Raúl Trejo Delarbre, viejo y generoso amigo, me dio un regalo magnífico: una memoria USB que contiene las ediciones de La Cultura en México, de 1962 a 1986, aquel suplemento de la revista Siempre que dirigió Carlos Monsiváis y que para muchos de nuestra generación fue una puerta de entrada a autores, temas, enfoques y tratamientos que de otra forma hubieran sido inaccesibles.

Me puse a navegar, creo que así se dice al recorrido sin rumbo por esas páginas. Un auténtico túnel del tiempo, una canasta rebosante de ensayos, crónicas, poemas, gracejadas y ocurrencias que transportan a épocas idas y que irradian de manera natural un aura nostálgica. Y en esa navegación me topé con un ensayo de José Joaquín Blanco que por esas casualidades de la vida está cumpliendo exactamente 50 años. ¡Medio siglo!
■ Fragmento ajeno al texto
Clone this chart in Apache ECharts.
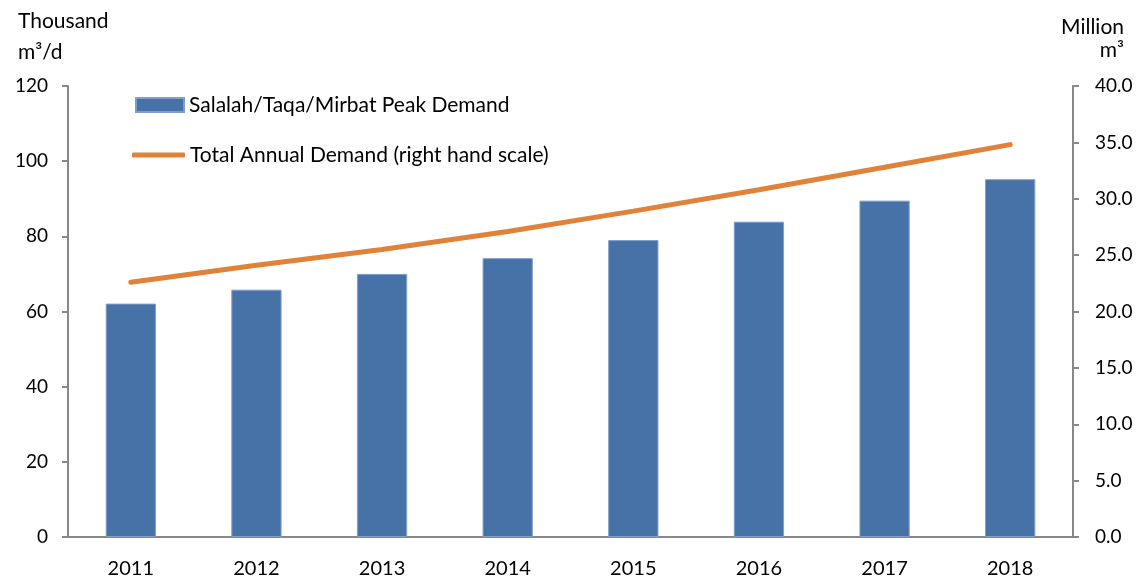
<!DOCTYPE html>
<html>
<head>
<meta charset="utf-8">
<script src="https://cdn.jsdelivr.net/npm/echarts@6/dist/echarts.min.js"></script>
<style>html,body{margin:0;padding:0;background:#fff;}#c{width:1137px;height:579px;}</style>
</head>
<body>
<div id="c"></div>
<script>
const categories = ['2011','2012','2013','2014','2015','2016','2017','2018'];
const peakDemand = [62.1, 65.8, 70.0, 74.2, 79.0, 83.9, 89.5, 95.2];
const annualDemand = [22.6, 24.1, 25.5, 27.1, 28.9, 30.8, 32.8, 34.8];
const barName = 'Salalah/Taqa/Mirbat Peak Demand';
const lineName = 'Total Annual Demand (right hand scale)';
const leftTitle = ['Thousand', 'm³/d'];
const rightTitle = ['Million', 'm³'];

const FONT = 'Lato';
const chart = echarts.init(document.getElementById('c'));
const axisLine = {show: true, lineStyle: {color: '#888888', width: 2}};
chart.setOption({
  animation: false,
  textStyle: {fontFamily: FONT},
  grid: {left: 68, right: 64, top: 86, bottom: 41, containLabel: false},
  legend: [
    {data: [barName], left: 135, top: 94, padding: 0, itemWidth: 48, itemHeight: 14, itemGap: 5,
     textStyle: {fontFamily: FONT, fontSize: 21, lineHeight: 22, color: '#000'}, icon: 'rect'},
    {data: [lineName], left: 132, top: 144, padding: 0, itemWidth: 53, itemHeight: 5,
     textStyle: {fontFamily: FONT, fontSize: 21, lineHeight: 22, color: '#000'}, icon: 'roundRect'}
  ],
  xAxis: {
    type: 'category', data: categories,
    axisLine: axisLine, axisTick: {show: false},
    axisLabel: {color: '#000', fontSize: 20, margin: 22, fontFamily: FONT}
  },
  yAxis: [
    {type: 'value', min: 0, max: 120, interval: 20, position: 'left',
     axisLine: axisLine, axisTick: {show: true, length: 6, lineStyle: {color: '#888', width: 2}},
     splitLine: {show: false},
     axisLabel: {color: '#000', fontSize: 19, margin: 20, fontFamily: FONT}},
    {type: 'value', min: 0, max: 40, interval: 5, position: 'right',
     axisLine: axisLine, axisTick: {show: true, length: 6, lineStyle: {color: '#888', width: 2}},
     splitLine: {show: false},
     axisLabel: {color: '#000', fontSize: 19, margin: 22, fontFamily: FONT, formatter: v => v.toFixed(1)}}
  ],
  series: [
    {name: barName, type: 'bar', data: peakDemand, barWidth: '40%', yAxisIndex: 0,
     itemStyle: {color: '#4672A7', borderColor: '#7f9fc9', borderWidth: 1}},
    {name: lineName, type: 'line', data: annualDemand, yAxisIndex: 1,
     symbol: 'none', smooth: false,
     lineStyle: {color: '#E0823A', width: 5, cap: 'round'},
     itemStyle: {color: '#E0823A'}}
  ],
  graphic: [
    {type: 'text', left: 18, top: 11, style: {text: leftTitle[0], font: '21px ' + FONT, fill: '#000'}},
    {type: 'text', left: 18, top: 42, style: {text: leftTitle[1], font: '21px ' + FONT, fill: '#000'}},
    {type: 'text', right: 13, top: 17, style: {text: rightTitle[0], font: '21px ' + FONT, fill: '#000'}},
    {type: 'text', right: 13, top: 40, style: {text: rightTitle[1], font: '21px ' + FONT, fill: '#000'}}
  ]
});
</script>
</body>
</html>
Puf.

Se trata de un largo ensayo, “Gide: ‘la instancia moralmente inspirada, la instancia educadora suma’” (el título reproduce lo que Walter Benjamin escribió sobre Gide) publicado en el N° 690 del 30 de abril de 1975. Recuerdo más o menos (todo lo recuerdo más o menos) el momento en que lo leí. Blanco acababa de cumplir 24 años, yo tenía 22. La erudición, “la pluma” y la densidad sin oropeles que irradiaba aquel texto, me dejaron perplejo; aunque sería mejor decir cargado de envidia. Se trataba de un recorrido por la obra de Gide, en el cual Blanco recogía no pocas descalificaciones al autor de otros escritores y ofrecía su propia lectura. Una lectura comprensiva, aguda y generosa.
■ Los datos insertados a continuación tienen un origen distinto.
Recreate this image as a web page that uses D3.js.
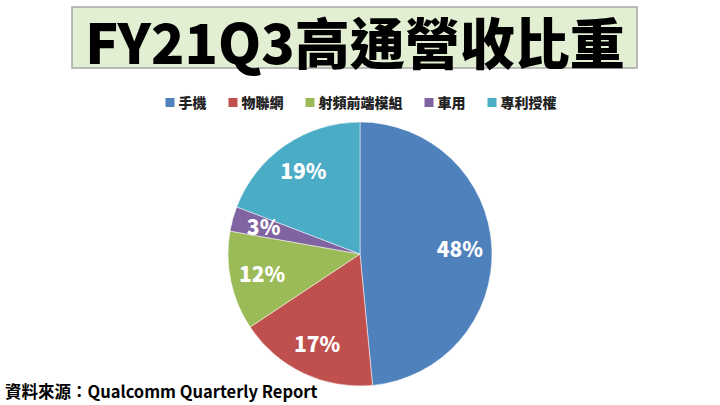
<!DOCTYPE html>
<html>
<head>
<meta charset="utf-8">
<script src="https://cdn.jsdelivr.net/npm/d3@7"></script>
<style>
  body { margin: 0; background: #fff; }
  text { font-family: "Noto Sans CJK TC", "Noto Sans", sans-serif; }
</style>
</head>
<body>
<div id="chart"></div>
<script>
var categories = ["手機", "物聯網", "射頻前端模組", "車用", "專利授權"];
var values = [48, 17, 12, 3, 19];
var colors = ["#4f81bd", "#c0504d", "#9bbb59", "#8064a2", "#4bacc6"];
var title = "FY21Q3高通營收比重";
var source = "資料來源：Qualcomm Quarterly Report";

var svgWidth = 720;
var svgHeight = 405;

var svg = d3.select("#chart")
  .append("svg")
  .attr("width", svgWidth)
  .attr("height", svgHeight);

// title box
svg.append("rect")
  .attr("x", 72)
  .attr("y", 7)
  .attr("width", 565)
  .attr("height", 61)
  .attr("fill", "#e3efd3")
  .attr("stroke", "#a6a6a6")
  .attr("stroke-width", 1.5);

svg.append("text")
  .attr("x", 355)
  .attr("y", 64)
  .attr("text-anchor", "middle")
  .style("font-size", "55px")
  .style("font-weight", 900)
  .attr("fill", "#000")
  .text(title);

// legend
var legend = svg.append("g");
var x = 0;
categories.forEach(function(c, i) {
  var item = legend.append("g").attr("transform", `translate(${x}, 0)`);
  item.append("rect")
    .attr("x", 0)
    .attr("y", -5)
    .attr("width", 9)
    .attr("height", 9)
    .attr("fill", colors[i]);
  var t = item.append("text")
    .attr("x", 13)
    .attr("y", 5)
    .style("font-size", "14px")
    .style("font-weight", 900)
    .attr("fill", "#222")
    .text(c);
  x += 13 + t.node().getComputedTextLength() + 22;
});
x -= 22;
legend.attr("transform", `translate(${361 - x / 2}, 103)`);

// pie
var cx = 360, cy = 254, r = 132;
var pie = d3.pie().sort(null).value(d => d);
var arc = d3.arc().innerRadius(0).outerRadius(r);
var labelArc = d3.arc().innerRadius(100).outerRadius(100);

var pieGroup = svg.append("g")
  .attr("transform", `translate(${cx}, ${cy})`);

var arcs = pie(values);

pieGroup.selectAll("path")
  .data(arcs)
  .enter()
  .append("path")
  .attr("d", arc)
  .attr("fill", (d, i) => colors[i])
  .attr("stroke", "#fff")
  .attr("stroke-width", 0.5);

pieGroup.selectAll("text.lbl")
  .data(arcs)
  .enter()
  .append("text")
  .attr("class", "lbl")
  .attr("transform", d => `translate(${labelArc.centroid(d)})`)
  .attr("text-anchor", "middle")
  .attr("dy", "0.35em")
  .style("font-size", "21px")
  .style("font-weight", 900)
  .attr("fill", "#fff")
  .text(d => d.data + "%");

// source
svg.append("text")
  .attr("x", 5)
  .attr("y", 398)
  .style("font-size", "16.5px")
  .style("font-weight", 700)
  .attr("fill", "#000")
  .text(source);
</script>
</body>
</html>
Si mal no entendí, Gide vivió tensionado entre la tradición y la necesidad de desprenderse de la misma. Pero no a través de gestos vacuos o poses estridentes, sino asumiendo que la tradición nos acompaña a querer o no, nos modela y está presente en una constelación de instituciones que no son exorcizables y que trascenderla solo es posible asumiendo que “cultura y vida” no son una y la misma cosa y que están condenadas a vivir en tensión. La primera y sus instituciones pueden resultar opresivas, la segunda debe conscientemente forjar un camino propio. Por ello su insatisfacción perpetúa su conversión en un referente moral.
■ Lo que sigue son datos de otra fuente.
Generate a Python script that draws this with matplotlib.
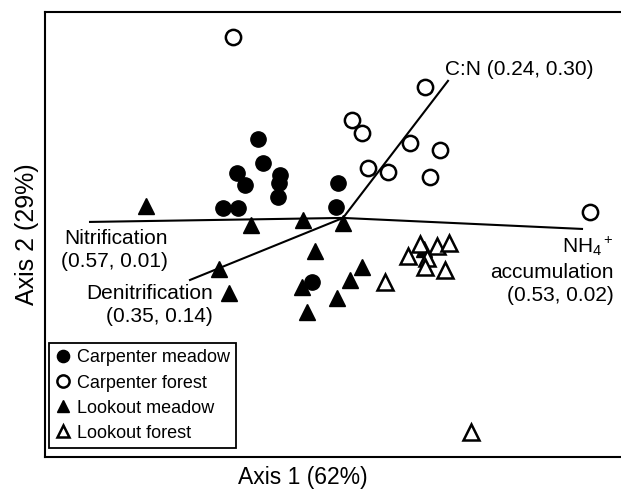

En la parte final del ensayo, Blanco reproduce un extracto del Diario de Gide del 1 de septiembre de 1931: “Los surrealistas preparan un número antirreligioso sensacional, según me dice H (ubert). Me cuenta con entusiasmo la valentía de B (reton), quien, en el Metro, cuando ve a un cura, se aprieta contra él, y al cabo de unos instantes, en voz muy alta, le increpa: -¡Deje de manosearme! ¡Asqueroso! ¡Puerco! Y pensar que se pone a los niños en manos de individuos así… H (ubert) me dice que esto es ‘admirable’. Yo no puedo ver valentía en el aplastamiento de un ser que no puede defenderse y aplaudo la observación de Robert Levesque: -Por antimilitarista que sea B (reton) no se atrevería nunca a comportarse así con un oficial, pues sabe que recibiría una bofetada”.

La actitud de Breton era para Gide una representación insulsa, bufona, “una simulación de lucha”, que además “reforzaba la posición del adversario”. “El juego limpio era el único estratégicamente valedero”. La moral había que imponérsela primero a uno mismo. Era, y es, personal e intransferible. Creo, sin embargo, que en nuestra época los ganadores resultaron Breton y los suyos. Mundo de gesticuladores, de payasos, de arribistas con antifaz que no logran esconder su avidez, y en el cual la moral ya ni siquiera da moras.